> WORK TO COMPLETE
Leave out any picture and return the remaining listing below exactly as given.

> SUPPLIED DATA
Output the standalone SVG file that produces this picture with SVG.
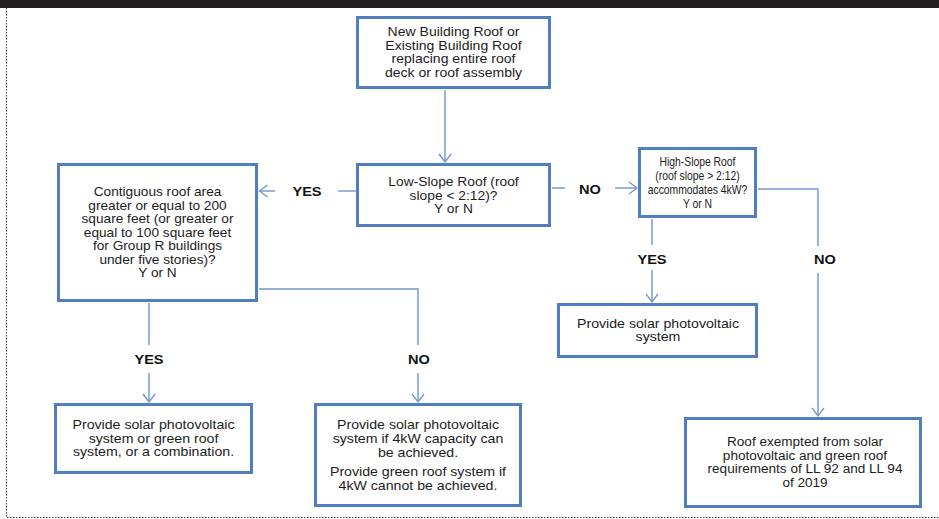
<svg xmlns="http://www.w3.org/2000/svg" width="939" height="519" viewBox="0 0 939 519">
<style>
.box{fill:#fff;stroke:#4f7fc0;stroke-width:3}
.con{fill:none;stroke:#7195ca;stroke-width:1.4}
.t{font-family:"Liberation Sans",Arial,sans-serif;font-size:12px;fill:#1c1c1c;text-anchor:middle}
.lab{font-family:"Liberation Sans",Arial,sans-serif;font-size:13px;font-weight:bold;fill:#111;text-anchor:middle}
.frame{stroke:#444;stroke-width:1;stroke-dasharray:1.5 1.5;fill:none}
</style>
<defs>
<marker id="arr" markerUnits="userSpaceOnUse" markerWidth="14" markerHeight="14" refX="9" refY="7" orient="auto" viewBox="0 0 14 14">
<path d="M1,1 L9,7 L1,13" fill="none" stroke="#7195ca" stroke-width="1.3"/>
</marker>
</defs>
<rect x="0" y="0" width="939" height="519" fill="#fff"/>
<rect x="0" y="0" width="939" height="8" fill="#231f20"/>
<path class="frame" d="M6.5,8 V517.5 H939"/>

<g id="connectors">
<path class="con" d="M445,90 V162" marker-end="url(#arr)"/>
<path class="con" d="M356,191 H338"/>
<path class="con" d="M275,191 H259.5" marker-end="url(#arr)"/>
<path class="con" d="M552,188 H565"/>
<path class="con" d="M615,188 H637" marker-end="url(#arr)"/>
<path class="con" d="M652,219 V245"/>
<path class="con" d="M652,270 V302" marker-end="url(#arr)"/>
<path class="con" d="M758,189 H818 V246"/>
<path class="con" d="M818,273 V416" marker-end="url(#arr)"/>
<path class="con" d="M149,303 V345"/>
<path class="con" d="M149,373 V402" marker-end="url(#arr)"/>
<path class="con" d="M259,289 H418 V345"/>
<path class="con" d="M418,373 V402" marker-end="url(#arr)"/>
<text class="lab" transform="translate(307,0) scale(1.12,1)" x="0" y="195.7">YES</text>
<text class="lab" transform="translate(590,0) scale(1.12,1)" x="0" y="193.7">NO</text>
<text class="lab" transform="translate(652,0) scale(1.12,1)" x="0" y="263.7">YES</text>
<text class="lab" transform="translate(825,0) scale(1.12,1)" x="0" y="263.7">NO</text>
<text class="lab" transform="translate(149,0) scale(1.12,1)" x="0" y="363.7">YES</text>
<text class="lab" transform="translate(419,0) scale(1.12,1)" x="0" y="363.7">NO</text>
</g>

<g id="start">
<rect class="box" x="357.5" y="17.5" width="192" height="70"/>
<text class="t" transform="translate(453.5,0) scale(1.17,1)"><tspan x="0" y="36.5">New Building Roof or</tspan><tspan x="0" y="50">Existing Building Roof</tspan><tspan x="0" y="63.5">replacing entire roof</tspan><tspan x="0" y="77">deck or roof assembly</tspan></text>
</g>

<g id="lowslope">
<rect class="box" x="357.5" y="164.5" width="192" height="61"/>
<text class="t" transform="translate(453.5,0) scale(1.15,1)"><tspan x="0" y="186.3">Low-Slope Roof (roof</tspan><tspan x="0" y="199.8">slope &lt; 2:12)?</tspan><tspan x="0" y="213.3">Y or N</tspan></text>
</g>

<g id="contiguous">
<rect class="box" x="58.5" y="164.5" width="198" height="136"/>
<text class="t" transform="translate(157.5,0) scale(1.14,1)"><tspan x="0" y="196.3">Contiguous roof area</tspan><tspan x="0" y="209.8">greater or equal to 200</tspan><tspan x="0" y="223.3">square feet (or greater or</tspan><tspan x="0" y="236.8">equal to 100 square feet</tspan><tspan x="0" y="250.3">for Group R buildings</tspan><tspan x="0" y="263.8">under five stories)?</tspan><tspan x="0" y="277.3">Y or N</tspan></text>
</g>

<g id="highslope">
<rect class="box" x="639.5" y="148.5" width="116" height="68"/>
<text class="t" style="font-size:12.5px" transform="translate(697.5,0) scale(0.83,1)"><tspan x="0" y="166">High-Slope Roof</tspan><tspan x="0" y="180">(roof slope &gt; 2:12)</tspan><tspan x="0" y="194">accommodates 4kW?</tspan><tspan x="0" y="208">Y or N</tspan></text>
</g>

<g id="pv">
<rect class="box" x="558.5" y="304.5" width="198" height="52"/>
<text class="t" transform="translate(658,0) scale(1.18,1)"><tspan x="0" y="328">Provide solar photovoltaic</tspan><tspan x="0" y="341.5">system</tspan></text>
</g>

<g id="pvgreen">
<rect class="box" x="55.5" y="404.5" width="196" height="68"/>
<text class="t" transform="translate(153.5,0) scale(1.18,1)"><tspan x="0" y="429.3">Provide solar photovoltaic</tspan><tspan x="0" y="442.8">system or green roof</tspan><tspan x="0" y="456.3">system, or a combination.</tspan></text>
</g>

<g id="pvif4kw">
<rect class="box" x="315.5" y="404.5" width="205" height="101"/>
<text class="t" transform="translate(418,0) scale(1.18,1)"><tspan x="0" y="429.3">Provide solar photovoltaic</tspan><tspan x="0" y="443">system if 4kW capacity can</tspan><tspan x="0" y="456.7">be achieved.</tspan><tspan x="0" y="476">Provide green roof system if</tspan><tspan x="0" y="489.7">4kW cannot be achieved.</tspan></text>
</g>

<g id="exempt">
<rect class="box" x="685.5" y="418.5" width="235" height="88"/>
<text class="t" transform="translate(805,0) scale(1.13,1)"><tspan x="0" y="446.5">Roof exempted from solar</tspan><tspan x="0" y="460">photovoltaic and green roof</tspan><tspan x="0" y="473.5">requirements of LL 92 and LL 94</tspan><tspan x="0" y="487">of 2019</tspan></text>
</g>
</svg>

> EXERCISE SOLUTION
Output the standalone SVG file that produces this picture with SVG.
<svg xmlns="http://www.w3.org/2000/svg" width="939" height="519" viewBox="0 0 939 519">
<style>
.box{fill:#fff;stroke:#4f7fc0;stroke-width:3}
.con{fill:none;stroke:#7195ca;stroke-width:1.4}
.t{font-family:"Liberation Sans",Arial,sans-serif;font-size:12px;fill:#1c1c1c;text-anchor:middle}
.lab{font-family:"Liberation Sans",Arial,sans-serif;font-size:13px;font-weight:bold;fill:#111;text-anchor:middle}
.frame{stroke:#444;stroke-width:1;stroke-dasharray:1.5 1.5;fill:none}
</style>
<defs>
<marker id="arr" markerUnits="userSpaceOnUse" markerWidth="14" markerHeight="14" refX="9" refY="7" orient="auto" viewBox="0 0 14 14">
<path d="M1,1 L9,7 L1,13" fill="none" stroke="#7195ca" stroke-width="1.3"/>
</marker>
</defs>
<rect x="0" y="0" width="939" height="519" fill="#fff"/>
<rect x="0" y="0" width="939" height="8" fill="#231f20"/>
<path class="frame" d="M6.5,8 V517.5 H939"/>

<g id="connectors">
<path class="con" d="M445,90 V162" marker-end="url(#arr)"/>
<path class="con" d="M356,191 H338"/>
<path class="con" d="M275,191 H259.5" marker-end="url(#arr)"/>
<path class="con" d="M552,188 H565"/>
<path class="con" d="M615,188 H637" marker-end="url(#arr)"/>
<path class="con" d="M652,219 V245"/>
<path class="con" d="M652,270 V302" marker-end="url(#arr)"/>
<path class="con" d="M758,189 H818 V246"/>
<path class="con" d="M818,273 V416" marker-end="url(#arr)"/>
<path class="con" d="M149,303 V345"/>
<path class="con" d="M149,373 V402" marker-end="url(#arr)"/>
<path class="con" d="M259,289 H418 V345"/>
<path class="con" d="M418,373 V402" marker-end="url(#arr)"/>
<text class="lab" transform="translate(307,0) scale(1.12,1)" x="0" y="195.7">YES</text>
<text class="lab" transform="translate(590,0) scale(1.12,1)" x="0" y="193.7">NO</text>
<text class="lab" transform="translate(652,0) scale(1.12,1)" x="0" y="263.7">YES</text>
<text class="lab" transform="translate(825,0) scale(1.12,1)" x="0" y="263.7">NO</text>
<text class="lab" transform="translate(149,0) scale(1.12,1)" x="0" y="363.7">YES</text>
<text class="lab" transform="translate(419,0) scale(1.12,1)" x="0" y="363.7">NO</text>
</g>

<g id="start">
<rect class="box" x="357.5" y="17.5" width="192" height="70"/>
<text class="t" transform="translate(453.5,0) scale(1.17,1)"><tspan x="0" y="36.5">New Building Roof or</tspan><tspan x="0" y="50">Existing Building Roof</tspan><tspan x="0" y="63.5">replacing entire roof</tspan><tspan x="0" y="77">deck or roof assembly</tspan></text>
</g>

<g id="lowslope">
<rect class="box" x="357.5" y="164.5" width="192" height="61"/>
<text class="t" transform="translate(453.5,0) scale(1.15,1)"><tspan x="0" y="186.3">Low-Slope Roof (roof</tspan><tspan x="0" y="199.8">slope &lt; 2:12)?</tspan><tspan x="0" y="213.3">Y or N</tspan></text>
</g>

<g id="contiguous">
<rect class="box" x="58.5" y="164.5" width="198" height="136"/>
<text class="t" transform="translate(157.5,0) scale(1.14,1)"><tspan x="0" y="196.3">Contiguous roof area</tspan><tspan x="0" y="209.8">greater or equal to 200</tspan><tspan x="0" y="223.3">square feet (or greater or</tspan><tspan x="0" y="236.8">equal to 100 square feet</tspan><tspan x="0" y="250.3">for Group R buildings</tspan><tspan x="0" y="263.8">under five stories)?</tspan><tspan x="0" y="277.3">Y or N</tspan></text>
</g>

<g id="highslope">
<rect class="box" x="639.5" y="148.5" width="116" height="68"/>
<text class="t" style="font-size:12.5px" transform="translate(697.5,0) scale(0.83,1)"><tspan x="0" y="166">High-Slope Roof</tspan><tspan x="0" y="180">(roof slope &gt; 2:12)</tspan><tspan x="0" y="194">accommodates 4kW?</tspan><tspan x="0" y="208">Y or N</tspan></text>
</g>

<g id="pv">
<rect class="box" x="558.5" y="304.5" width="198" height="52"/>
<text class="t" transform="translate(658,0) scale(1.18,1)"><tspan x="0" y="328">Provide solar photovoltaic</tspan><tspan x="0" y="341.5">system</tspan></text>
</g>

<g id="pvgreen">
<rect class="box" x="55.5" y="404.5" width="196" height="68"/>
<text class="t" transform="translate(153.5,0) scale(1.18,1)"><tspan x="0" y="429.3">Provide solar photovoltaic</tspan><tspan x="0" y="442.8">system or green roof</tspan><tspan x="0" y="456.3">system, or a combination.</tspan></text>
</g>

<g id="pvif4kw">
<rect class="box" x="315.5" y="404.5" width="205" height="101"/>
<text class="t" transform="translate(418,0) scale(1.18,1)"><tspan x="0" y="429.3">Provide solar photovoltaic</tspan><tspan x="0" y="443">system if 4kW capacity can</tspan><tspan x="0" y="456.7">be achieved.</tspan><tspan x="0" y="476">Provide green roof system if</tspan><tspan x="0" y="489.7">4kW cannot be achieved.</tspan></text>
</g>

<g id="exempt">
<rect class="box" x="685.5" y="418.5" width="235" height="88"/>
<text class="t" transform="translate(805,0) scale(1.13,1)"><tspan x="0" y="446.5">Roof exempted from solar</tspan><tspan x="0" y="460">photovoltaic and green roof</tspan><tspan x="0" y="473.5">requirements of LL 92 and LL 94</tspan><tspan x="0" y="487">of 2019</tspan></text>
</g>
</svg>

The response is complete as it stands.